▶ _Requirement_: Start at the top of the records and, please, print each line exactly through the line that contains "WM = '#E2E2E2'", leaving out all pictures.
------------------------------------
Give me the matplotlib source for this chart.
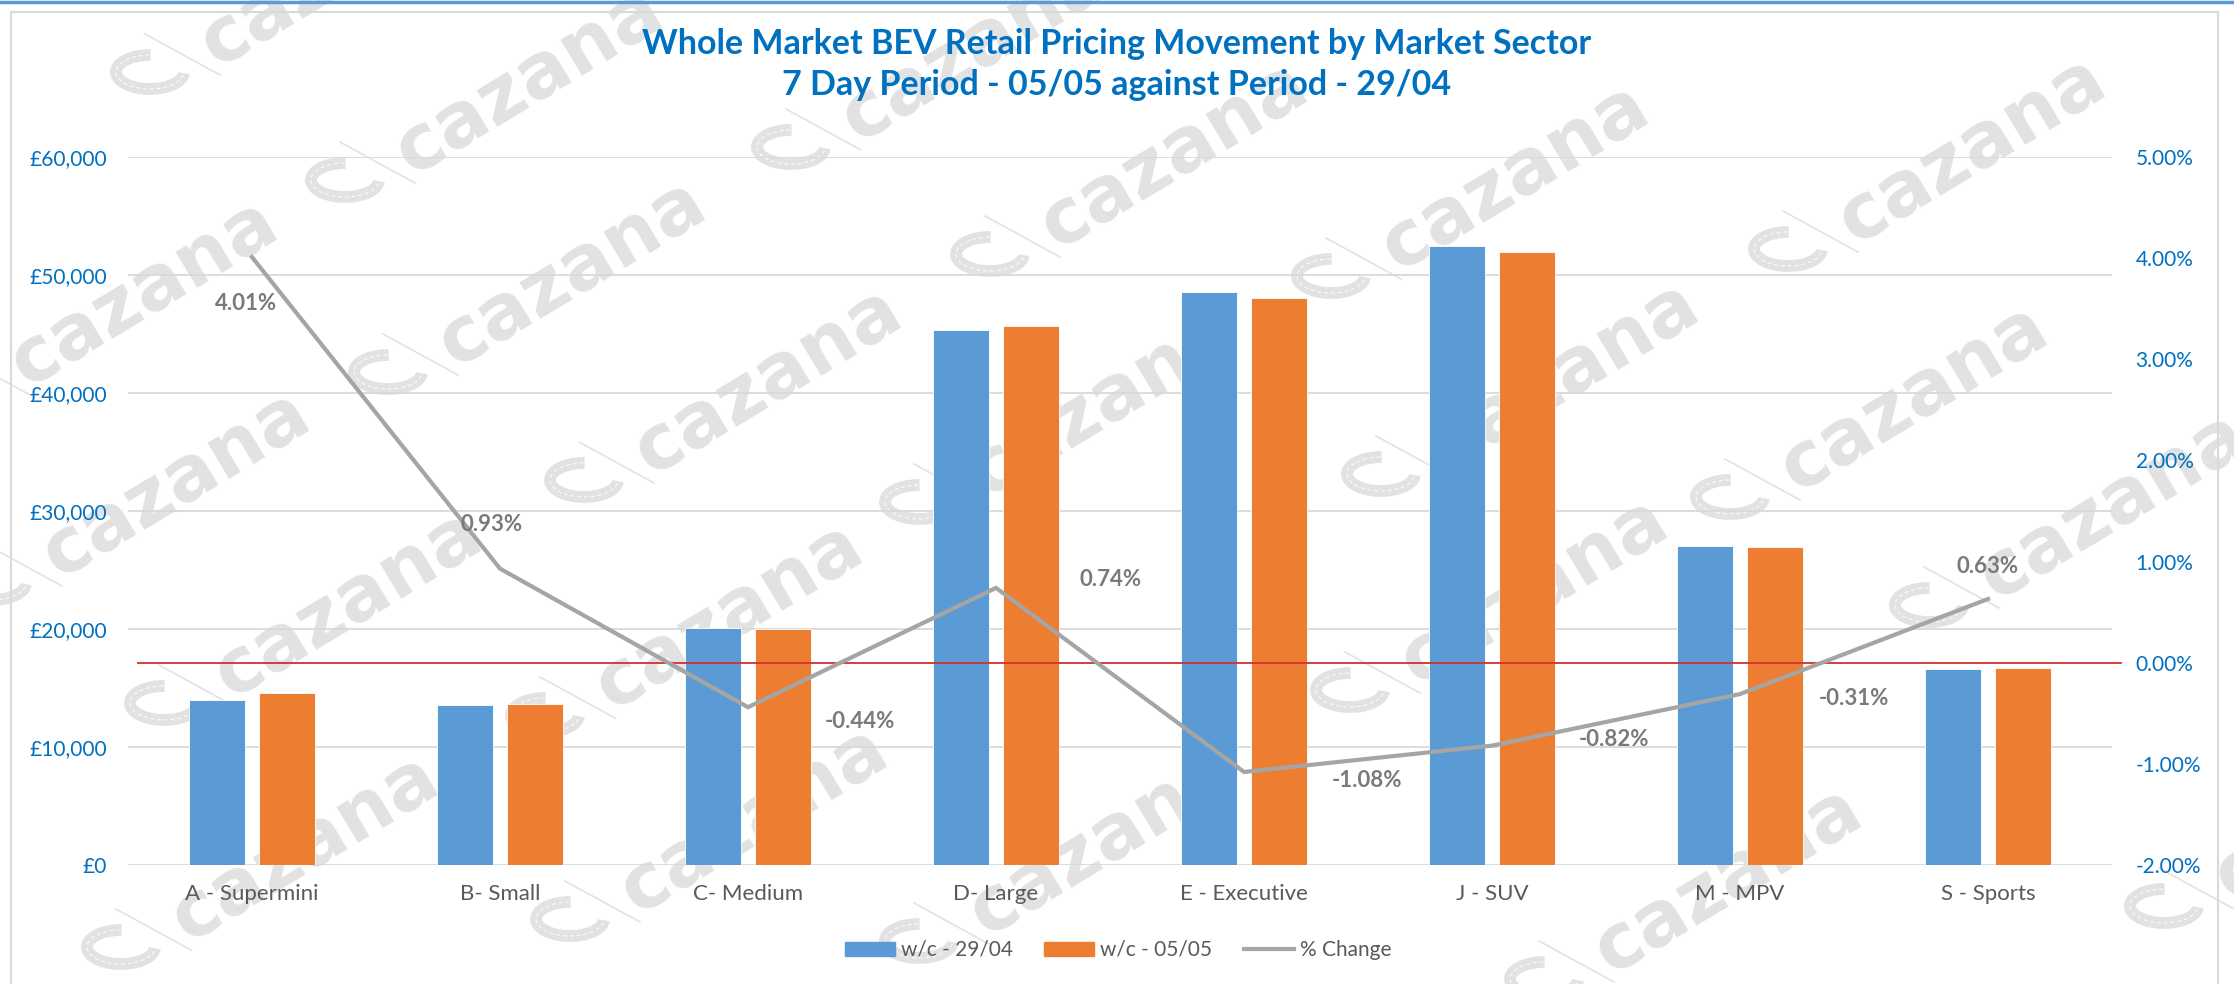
import numpy as np
import matplotlib.pyplot as plt
from matplotlib.patches import Arc, Rectangle, Patch
from matplotlib.lines import Line2D
from matplotlib.transforms import IdentityTransform
from matplotlib.ticker import FuncFormatter, MultipleLocator

plt.rcParams['font.family'] = ['Lato', 'DejaVu Sans']

# data
sectors = ['A - Supermini', 'B- Small', 'C- Medium', 'D- Large',
           'E - Executive', 'J - SUV', 'M - MPV', 'S - Sports']
price_2904 = [13980, 13530, 20110, 45300, 48560, 52420, 27060, 16610]
price_0505 = [14540, 13650, 20020, 45640, 48040, 51990, 26980, 16720]
pct_change = [4.01, 0.93, -0.44, 0.74, -1.08, -0.82, -0.31, 0.63]
series_names = ['w/c - 29/04', 'w/c - 05/05', '% Change']
title_lines = ['Whole Market BEV Retail Pricing Movement by Market Sector',
               '7 Day Period - 05/05 against Period - 29/04']

# label offsets in pixels (style only)
label_offsets = [(-6, -46), (-8, 44), (112, -14), (115, 8),
                 (123, -9), (122, 6), (114, -4), (0, 32)]

# watermark logo spots (pixels from top-left), decoration only
wm_spots = [(150, 72), (345, 180), (388, 372), (584, 480), (791, 147),
            (990, 254), (919, 502), (164, 703), (121, 947), (570, 919),
            (919, 941), (1331, 276), (1381, 474), (1788, 249), (1730, 497),
            (1929, 605), (1350, 690), (2164, 906), (545, 715), (1544, 979),
            (-40, 392), (-8, 583)]

W, H = 2234, 984
fig = plt.figure(figsize=(W / 100, H / 100), dpi=100)

BLUE = '#5B9BD5'
ORANGE = '#ED7D31'
GREY = '#A5A5A5'
WM = '#E2E2E2'

# watermark (behind the chart)
for (px, py) in wm_spots:
    yy = H - py
    fig.add_artist(Arc((px, yy), 68, 34, theta1=88, theta2=358,
                       transform=IdentityTransform(), color=WM, lw=8.5, zorder=-2))
    fig.add_artist(Arc((px, yy), 68, 34, theta1=92, theta2=354,
                       transform=IdentityTransform(), color='white', lw=0.7,
                       ls=(0, (4, 3)), zorder=-1.5))
    fig.add_artist(Line2D([px - 5, px + 70], [yy + 38, yy - 3],
                          transform=IdentityTransform(), color=WM, lw=1.2, zorder=-2))
    fig.text((px + 184) / W, (yy + 99) / H, 'cazana', rotation=31,
             rotation_mode='anchor', ha='center', va='center', fontsize=55,
             weight='bold', color=WM, family='DejaVu Sans', zorder=-2)

# frame
fig.add_artist(Line2D([0, 1], [1 - 1.5 / H] * 2, transform=fig.transFigure,
                      color=BLUE, lw=2.5))
fig.add_artist(Rectangle((11, -10), 2207, H - 12 + 10, transform=IdentityTransform(),
                         fill=False, edgecolor='#D9D9D9', lw=1.5))

left, right, top, bottom = 128, 2112, 157, 865
ax = fig.add_axes([left / W, 1 - bottom / H, (right - left) / W, (bottom - top) / H])
ax.set_facecolor('none')
ax2 = ax.twinx()

x = np.arange(len(sectors))
ax.bar(x - 0.143, price_2904, width=0.226, color=BLUE, edgecolor='white', lw=0.6, zorder=2)
ax.bar(x + 0.143, price_0505, width=0.226, color=ORANGE, edgecolor='white', lw=0.6, zorder=2)

ax.set_xlim(-0.5, len(sectors) - 0.5)
ax.set_ylim(0, 60000)
ax.yaxis.set_major_locator(MultipleLocator(10000))
ax.yaxis.set_major_formatter(FuncFormatter(lambda v, p: '£{:,.0f}'.format(v)))
ax.grid(axis='y', color='#D9D9D9', lw=1.3, zorder=0)
ax.set_axisbelow(True)
ax.set_xticks(x)
ax.set_xticklabels(sectors)
ax.tick_params(axis='x', length=0, pad=14, labelsize=16, labelcolor='#595959')
ax.tick_params(axis='y', length=0, pad=15, labelsize=15, labelcolor='#0070C0')

pct = np.array(pct_change) / 100
ax2.set_ylim(-0.02, 0.05)
ax2.yaxis.set_major_locator(MultipleLocator(0.01))
ax2.yaxis.set_major_formatter(FuncFormatter(lambda v, p: '{:.2f}%'.format(v * 100)))
ax2.tick_params(axis='y', length=0, pad=17, labelsize=15, labelcolor='#0070C0')
ax2.axhline(0, xmin=0.005, xmax=1.0045, color='#D03030', lw=1.3, clip_on=False, zorder=3)
ax2.plot(x, pct, color=GREY, lw=3, solid_joinstyle='miter', zorder=4)

for xi, v, (dx, dy) in zip(x, pct_change, label_offsets):
    ax2.annotate('{:.2f}%'.format(v), (xi, v / 100), xytext=(dx, dy),
                 textcoords='offset pixels', ha='center', va='center',
                 fontsize=16, weight='bold', color='#7A7A7A', zorder=5)

for a in (ax, ax2):
    for s in a.spines.values():
        s.set_visible(False)

fig.text(0.5, 1 - 44 / H, title_lines[0], ha='center', va='center',
         fontsize=24.5, weight='bold', color='#0070C0')
fig.text(0.5, 1 - 85 / H, title_lines[1], ha='center', va='center',
         fontsize=24.5, weight='bold', color='#0070C0')

handles = [Patch(color=BLUE), Patch(color=ORANGE), Line2D([], [], color=GREY, lw=3)]
fig.legend(handles, series_names, loc='center', bbox_to_anchor=(1118 / W, 1 - 950 / H),
           ncol=3, frameon=False, fontsize=15, labelcolor='#595959',
           handlelength=2.4, handleheight=0.65, handletextpad=0.3, columnspacing=1.5)

fig.savefig('out.png', dpi=100)
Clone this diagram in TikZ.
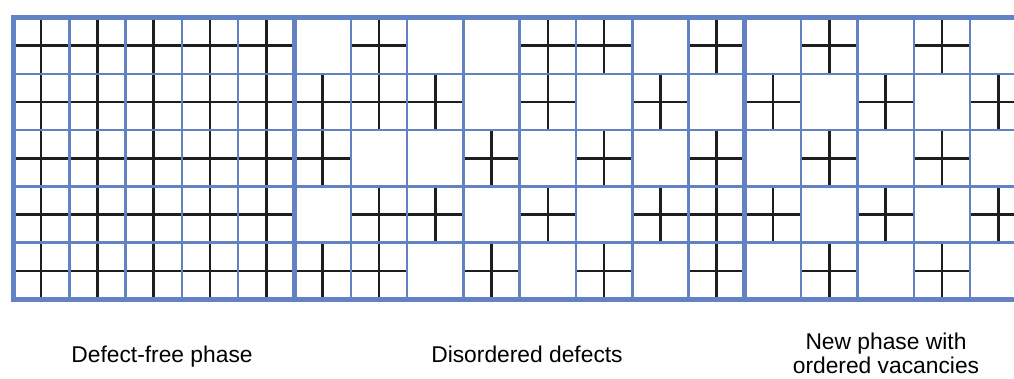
\documentclass[tikz,border=0pt]{standalone}
\usepackage{fontspec}
\setmainfont{Liberation Sans}
\definecolor{gridblue}{RGB}{98,130,196}
\definecolor{bondblack}{RGB}{30,30,30}
\tikzset{
  cellline/.style={gridblue, line width=2.5pt},
  frameline/.style={gridblue, line width=5pt, line join=miter},
  bond/.style={bondblack, line width=2.6pt},
  caption/.style={font=\fontsize{22.8}{24}\selectfont, align=center, inner sep=0pt}
}
% cell size and lattice origin (top-left corner)
\newcommand{\cs}{56.3}
\newcommand{\ox}{13}
\newcommand{\oy}{17.5}
% an occupied site: a full-width cross through the middle of cell (#1,#2)
\newcommand{\sitecross}[2]{%
  \draw[bond] ({\ox+(#1+0.5)*\cs},{\oy+(#2)*\cs}) -- ++(0,\cs)
              ({\ox+(#1)*\cs},{\oy+(#2+0.5)*\cs}) -- ++(\cs,0);}
\begin{document}
\begin{tikzpicture}[x=1pt,y=-1pt]
\useasboundingbox (0,0) rectangle (1014,378);
\fill[white] (0,0) rectangle (1014,378);
\begin{scope}
\clip (0,0) rectangle (1014,378);
% defect-free phase: every site occupied
\foreach \c in {0,...,4}
  \foreach \r in {0,...,4}
    {\sitecross{\c}{\r}}
% disordered defects: random vacancies
\foreach \c/\r in {6/0,9/0,10/0,12/0,
                   5/1,6/1,7/1,9/1,11/1,
                   5/2,8/2,10/2,12/2,
                   6/3,7/3,9/3,11/3,12/3,
                   5/4,6/4,8/4,10/4,12/4}
  {\sitecross{\c}{\r}}
% new phase: vacancies ordered on a checkerboard
\foreach \c in {13,...,17}
  \foreach \r in {0,...,4}
    {\pgfmathtruncatemacro{\siteparity}{mod(\c+\r,2)}%
     \ifnum\siteparity=0 \sitecross{\c}{\r}\fi}
% cell boundaries
\foreach \i in {1,...,17}
  \draw[cellline] ({\ox+\i*\cs},\oy) -- ({\ox+\i*\cs},{\oy+5*\cs});
\foreach \j in {1,...,4}
  \draw[cellline] (\ox,{\oy+\j*\cs}) -- ({\ox+18*\cs},{\oy+\j*\cs});
% outer frame and phase dividers
\draw[frameline] ({\ox+18*\cs},\oy) -- (\ox,\oy) -- (\ox,{\oy+5*\cs}) -- ({\ox+18*\cs},{\oy+5*\cs});
\draw[frameline] ({\ox+5*\cs},\oy) -- ({\ox+5*\cs},{\oy+5*\cs});
\draw[frameline] ({\ox+13*\cs},\oy) -- ({\ox+13*\cs},{\oy+5*\cs});
\end{scope}
% captions (a multi-line node sits on the baseline of its last line)
\node[caption, anchor=base] (capfree) at (162,362.3) {Defect-free phase};
\node[caption, anchor=base] (capdis) at (527,362.3) {Disordered defects};
\node[caption, anchor=base] (capnew) at (886,373.3) {New phase with\\ordered vacancies};
\end{tikzpicture}
\end{document}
------------------------------------
▶ _Exercise response_:
Give me the matplotlib source for this chart.
import numpy as np
import matplotlib.pyplot as plt
from matplotlib.patches import Arc, Rectangle, Patch
from matplotlib.lines import Line2D
from matplotlib.transforms import IdentityTransform
from matplotlib.ticker import FuncFormatter, MultipleLocator

plt.rcParams['font.family'] = ['Lato', 'DejaVu Sans']

# data
sectors = ['A - Supermini', 'B- Small', 'C- Medium', 'D- Large',
           'E - Executive', 'J - SUV', 'M - MPV', 'S - Sports']
price_2904 = [13980, 13530, 20110, 45300, 48560, 52420, 27060, 16610]
price_0505 = [14540, 13650, 20020, 45640, 48040, 51990, 26980, 16720]
pct_change = [4.01, 0.93, -0.44, 0.74, -1.08, -0.82, -0.31, 0.63]
series_names = ['w/c - 29/04', 'w/c - 05/05', '% Change']
title_lines = ['Whole Market BEV Retail Pricing Movement by Market Sector',
               '7 Day Period - 05/05 against Period - 29/04']

# label offsets in pixels (style only)
label_offsets = [(-6, -46), (-8, 44), (112, -14), (115, 8),
                 (123, -9), (122, 6), (114, -4), (0, 32)]

# watermark logo spots (pixels from top-left), decoration only
wm_spots = [(150, 72), (345, 180), (388, 372), (584, 480), (791, 147),
            (990, 254), (919, 502), (164, 703), (121, 947), (570, 919),
            (919, 941), (1331, 276), (1381, 474), (1788, 249), (1730, 497),
            (1929, 605), (1350, 690), (2164, 906), (545, 715), (1544, 979),
            (-40, 392), (-8, 583)]

W, H = 2234, 984
fig = plt.figure(figsize=(W / 100, H / 100), dpi=100)

BLUE = '#5B9BD5'
ORANGE = '#ED7D31'
GREY = '#A5A5A5'
WM = '#E2E2E2'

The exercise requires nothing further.